Come ci ha insegnato Ernst Bloch, il peggior nemico della speranza è l’ottimismo, e infatti questo è un valore per il capitalismo e riguarda semplicemente il profitto (che qualcuno s’illuderà di accumulare sempre, anche se costa la fine del mondo). E allora, riprendendo un antico dibattito, cosa è spes?
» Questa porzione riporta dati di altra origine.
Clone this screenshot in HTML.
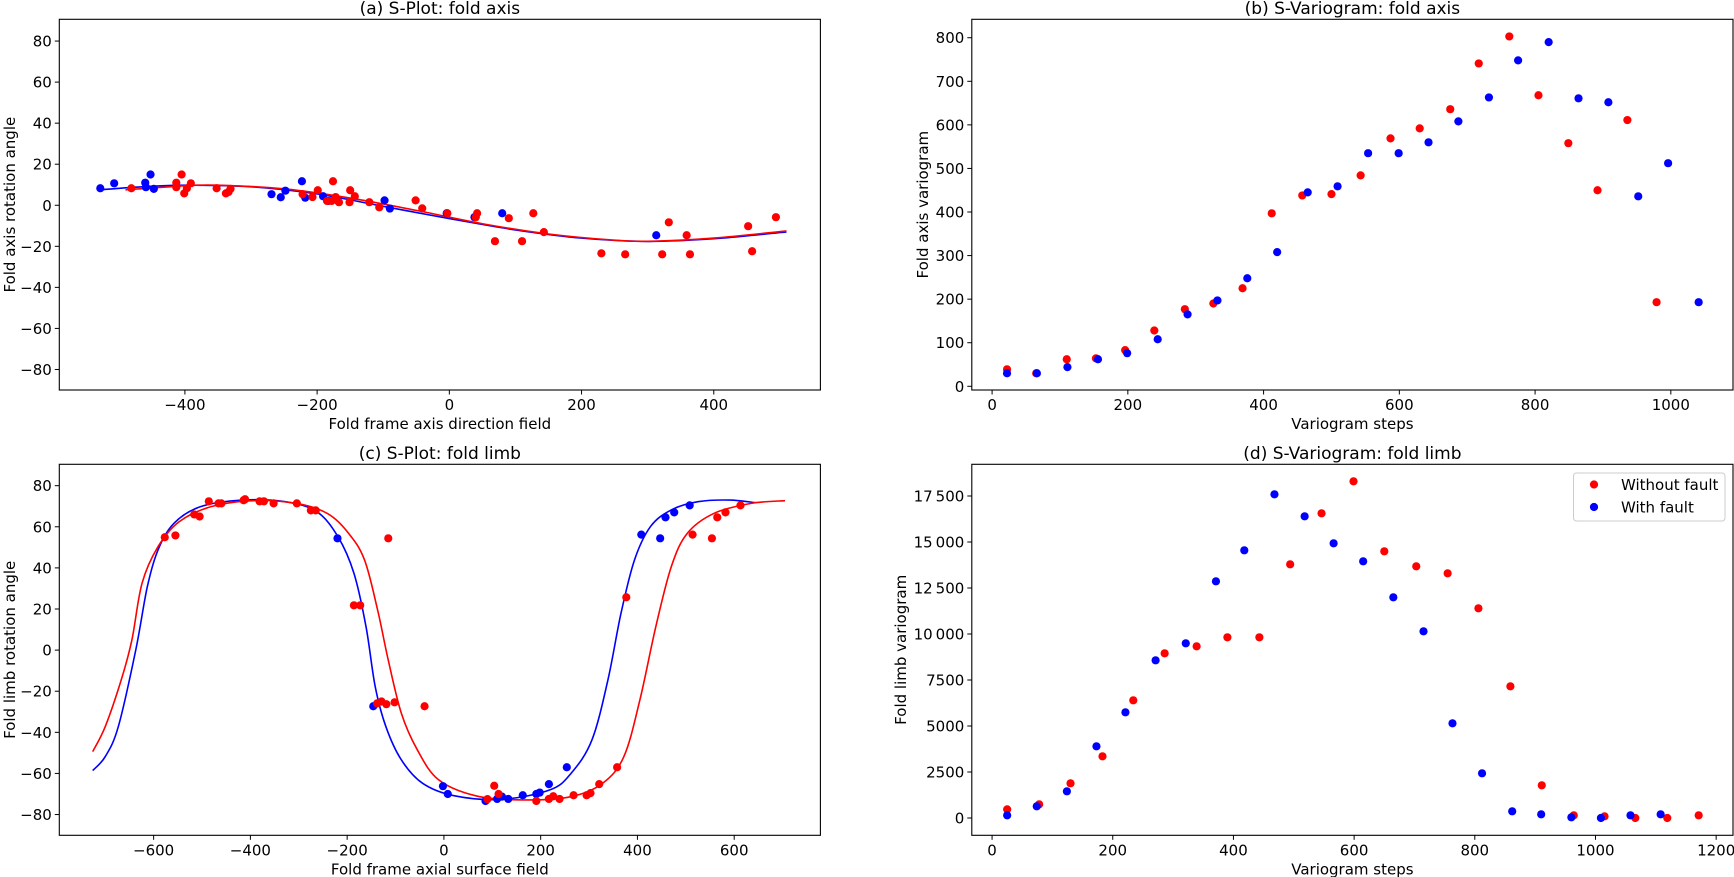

Una strana incarnazione della propensione umana a proiettarsi in avanti. Cosa è, invece, hope? Un vocabolo che è meno intriso di implicazioni teologiche? Mi piace pensare che hope – parola e concetto inglesi – sia anche un piccolo approdo, una baia minuscola, l’idea che per sperare basti uno shelter from the storm, un rifugio dalla tempesta.
In questa costellazione speranza cosa c’è di proponibile ai ventenni? Me lo chiedo di nuovo. Anni fa volevo realizzare un documentario sulla speranza, intervistando i militanti di Greenpeace, il gruppo che forse più di tutti tra gli ambientalisti è armato di un sano realismo: conducono azioni di sabotaggio di baleniere e di intralcio di raffinerie, ma fanno anche un sano black-mail (ricatto morale) a ogni tipo di industria inquinante oltre che ai politici di turno per far perdere loro la faccia in pubblico e costringerli a miglior misure. È un lavoro certosino, paziente, niente grandi utopie, ma smantellamento del male e costruzione del bene dove e quando è possibile. Una versione immanente della speranza, di una speranza possibile: una piccola baia, appunto. Ci sono persone che sanno bene che il pianeta è molto compromesso, ma invece di pensare che è meglio godersi i resti come fanno tutti, si rimboccano le maniche e dicono: può darsi che questi cambiamenti ne portino altri, non perdiamo tempo. Ed è anche l’atteggiamento di Greta, peraltro. Ai politici questo interessa poco, soprattutto a quelli italiani, per non parlare di certi gaffeurs di professione che dovrebbero rappresentare i Verdi in vari Parlamenti. Perché i politici diventano spesso dei cinici professionisti e in più sono affetti da altri problemi di estinzione, ma personali, come tanti piccoli panda con la poltrona.

Volgiamoci, però, un attimo alla speranza teologale. Non vi sembra che oggi essa sia molto poco il tema che potrebbe rinverdire del mondo cattolico italiano? Non sarebbe bello se in un momento in cui l’Apocalisse fa sentire il suo profumo di bruciato fossero proprio coloro che hanno motivi “più ampi” per sperare che se ne facessero i garanti? La speranza è una virtù, nel senso che non dipende da contesto o circostanze, ma dall’individuo che se ne fa garante. Proprio perché non c’è nulla di buono da aspettarsi, per questo pongo me stesso come motivo per sperare, la mia presenza, il mio operare, il mio “nonostante”. Dal punto di vista antropologico è qualcosa che è sempre accaduto, nelle situazioni più disperate, nell’estinzione di gruppi nativi, nell’ultimo indiano c’era la convinzione di un altrove di ricomposizione, ripresa, rinascita. Sono spesso i popoli indigeni a essere testimoni di una capacità di resistenza contro ogni evidenza. Si pensi ai Karabbing Film Collective, una famiglia aborigena australiana composta da uomini e donne, anziani e bambini che raccontano la propria vita “dentro” la catastrofe ambientale in cui sono costretti a stare, spesso in terre inquinate e radioattive, dove rimettono in vita il proprio tessuto di legami, risorse, antenati e animali fondatori, dove lottano con gli zombies delle discariche e i sogni del proprio esserci da millenni.

Mi piacerebbe capire se è possibile anche da noi lanciare un nuovo, vasto movimento che si prenda cura gelosamente della speranza e ne faccia la propria bandiera. L’importante è che sia fatto senza compromessi col vecchio e con il sano realismo dei ventenni: non diteci nulla, non mettete le mani su qualcosa in cui solo noi, che abbiamo perso buona parte delle illusioni, possiamo avere il monopolio. Sarebbe una occasione per dare finalmente volto e corpo nuovi e giovani a una virtù tanto invecchiata.